The move to the new club has been a great success (one of the keys to this, is that the new club also offers members the chance to compete in Tumbling; as my friend C commented, Tumbling is just another word for showing off). R and I loved the new club straight away because here we could see the children train: both Tumbling and Acrobatics are spectacular sports and great to watch. However, R quickly decided that spectating wasn’t enough. She wanted to join in too. She made this very clear by tapping the registration sheet very pointedly every time we arrived and by screaming very angrily when she wasn’t allowed to join in.
If you have read this blog before, or know something about Rett, you will appreciate that gymnastics isn’t the most obvious sport for R. That said, the alternatives typically offered to children with significant disability – like Boccia – aren’t really suitable either (besides which, R thinks that they are beyond tedious). A chance conversation with another parent at school alerted me to the fact that there was a recreational class for young people with disabilities back at the old gym where F and EB used to train. With R anxiously looking over my shoulder, I composed an email to the Head Coach, including frank details of R’s disabilities. The same evening, the coach emailed back offering R a place in the class.

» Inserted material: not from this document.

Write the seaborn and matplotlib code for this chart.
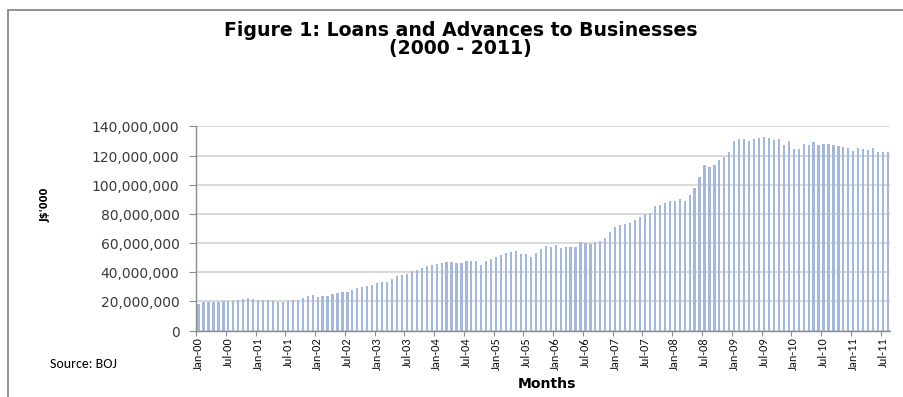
import matplotlib
matplotlib.use("Agg")
import matplotlib.pyplot as plt
import matplotlib.patches as mpatches
from matplotlib.ticker import FuncFormatter, FixedLocator
import seaborn as sns
import pandas as pd

# Monthly loans and advances to businesses, J$'000 (in millions), Jan-2000 .. Aug-2011
loans_mn = [
    18.5, 19.5, 19.7, 19.7, 19.7, 20.5, 20.5, 20.5, 20.8, 21.5, 22.2, 21.7,
    21.3, 20.8, 21.0, 20.3, 19.7, 19.7, 20.1, 20.8, 21.0, 22.2, 23.8, 24.3,
    23.3, 23.6, 23.6, 25.0, 25.9, 26.8, 26.4, 27.8, 29.1, 29.6, 30.8, 31.2,
    32.6, 33.1, 33.1, 35.6, 37.7, 38.3, 38.6, 40.9, 41.6, 43.2, 44.4, 44.9,
    45.8, 46.2, 46.7, 46.9, 46.2, 46.4, 47.6, 47.4, 47.6, 44.9, 47.6, 49.0,
    50.8, 51.7, 53.1, 53.8, 54.7, 52.2, 52.2, 50.8, 53.5, 55.6, 57.7, 57.4,
    58.8, 56.3, 57.4, 57.4, 57.4, 60.4, 60.0, 59.5, 60.9, 61.3, 63.6, 67.7,
    71.2, 72.1, 73.2, 73.7, 75.8, 77.6, 79.6, 80.6, 85.6, 86.1, 87.4, 88.6,
    89.0, 90.2, 88.8, 93.1, 97.5, 105.5, 113.7, 111.9, 113.5, 116.9, 119.0, 122.6,
    130.0, 131.1, 131.1, 130.2, 131.3, 131.8, 132.7, 132.0, 130.7, 131.3, 127.2, 130.0,
    124.5, 124.5, 128.1, 127.2, 129.0, 127.0, 127.9, 127.7, 127.0, 126.5, 125.6, 124.9,
    123.3, 124.9, 124.2, 124.0, 125.4, 122.2, 122.4, 122.2,
]
months = list(pd.date_range("2000-01-01", periods=len(loans_mn), freq="MS").strftime("%b-%y"))
y_ticks = [0, 20e6, 40e6, 60e6, 80e6, 100e6, 120e6, 140e6]

df = pd.DataFrame({"month": months, "loans": [v * 1e6 for v in loans_mn]})

sns.set_theme(style="white")
plt.rcParams["font.family"] = ["DejaVu Sans"]
plt.rcParams["text.color"] = "black"

W, H = 903, 397
fig = plt.figure(figsize=(9.035, 3.975), dpi=100)
ax = fig.add_axes([196 / W, 1 - 330.7 / H, (890 - 196) / W, (330.7 - 126.7) / H])

sns.barplot(data=df, x="month", y="loans", color="#a4b8de", saturation=1,
            width=0.45, ax=ax, linewidth=0)

ax.set_xlim(-0.5, len(months) - 0.5)
ax.set_ylim(0, 140e6)
ax.set_yticks(y_ticks)
ax.yaxis.set_major_formatter(FuncFormatter(lambda v, p: f"{v:,.0f}"))
ax.tick_params(axis="y", labelsize=10, labelcolor="#3a3a3a", color="#8c8c8c",
               length=5, width=0.8, direction="out", left=True, pad=7)

# every sixth month labelled, tick marks on category boundaries
label_pos = list(range(0, len(months), 6))
ax.set_xticks(label_pos)
ax.set_xticklabels([months[p] for p in label_pos], rotation=90, family="Carlito")
ax.tick_params(axis="x", labelsize=9, length=0, pad=4.5, labelcolor="#111111")
ax.xaxis.set_minor_locator(FixedLocator([p - 0.5 for p in label_pos]))
ax.tick_params(axis="x", which="minor", length=3.5, width=0.8, color="#8c8c8c",
               direction="out", bottom=True)

ax.grid(axis="y", color="#cfcfcf", linewidth=1.1)
ax.grid(axis="x", visible=False)
ax.set_axisbelow(True)
for side in ("top", "right"):
    ax.spines[side].set_visible(False)
for side in ("left", "bottom"):
    ax.spines[side].set_color("#8c8c8c")
    ax.spines[side].set_linewidth(1.0)

ax.set_xlabel("")
ax.set_ylabel("")

title1 = fig.text(460 / W, 1 - 30 / H, "Figure 1: Loans and Advances to Businesses",
                  ha="center", va="center", fontsize=12, fontweight="bold")
title2 = fig.text(460 / W, 1 - 48 / H, "(2000 - 2011)",
                  ha="center", va="center", fontsize=12, fontweight="bold")
ylab = fig.text(45 / W, 1 - 205 / H, "J$'000", rotation=90, ha="center", va="center",
                fontsize=9, fontweight="bold")
xlab = fig.text(547 / W, 1 - 384 / H, "Months", ha="center", va="center",
                fontsize=9, fontweight="bold")
source = fig.text(50 / W, 1 - 364 / H, "Source: BOJ", ha="left", va="center",
                  fontsize=9, family="Carlito")

# size the text so each piece spans its intended pixel extent
fig.canvas.draw()
renderer = fig.canvas.get_renderer()


def fit(text, target, vertical=False):
    bb = text.get_window_extent(renderer)
    size = bb.height if vertical else bb.width
    text.set_fontsize(text.get_fontsize() * target / size)
    return text.get_fontsize()


s = fit(title1, 470)
title2.set_fontsize(s)
fit(ylab, 35, vertical=True)
fit(xlab, 58)
fit(source, 67)

ytl = ax.get_yticklabels()[-1]
ys = ytl.get_fontsize() * 88 / ytl.get_window_extent(renderer).width
ax.tick_params(axis="y", labelsize=ys)
xtl = ax.get_xticklabels()[0]
xs = xtl.get_fontsize() * 33 / xtl.get_window_extent(renderer).height
ax.tick_params(axis="x", labelsize=xs)

# outer frame of the chart area
frame = mpatches.Rectangle((8 / W, -0.1), 1.2, 1 - 10 / H + 0.1,
                           transform=fig.transFigure, fill=False,
                           edgecolor="#8a8a8a", linewidth=1.3, clip_on=False)
fig.add_artist(frame)

fig.savefig("out.png", dpi=100, facecolor="white")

So it is that for the last year, our final gymnastics class on a Saturday, and undoubtedly the highlight of our week is R’s class. There cannot be a more enjoyable class anywhere. F and EB are allowed to take part and they love it too. R is the most physically disabled child in the class … and it really doesn’t matter. We have discovered that R is a natural on the beam (yes, really) and she loves the trampoline. Socially it’s brilliant, for R but also for me. And not long ago, one of F and EB’s coaches told me about Disability Acrobatics, in which one (or more) of the partners is able-bodied and supports the partner with a disability. It rather seems like that there may have been a grand plan after all.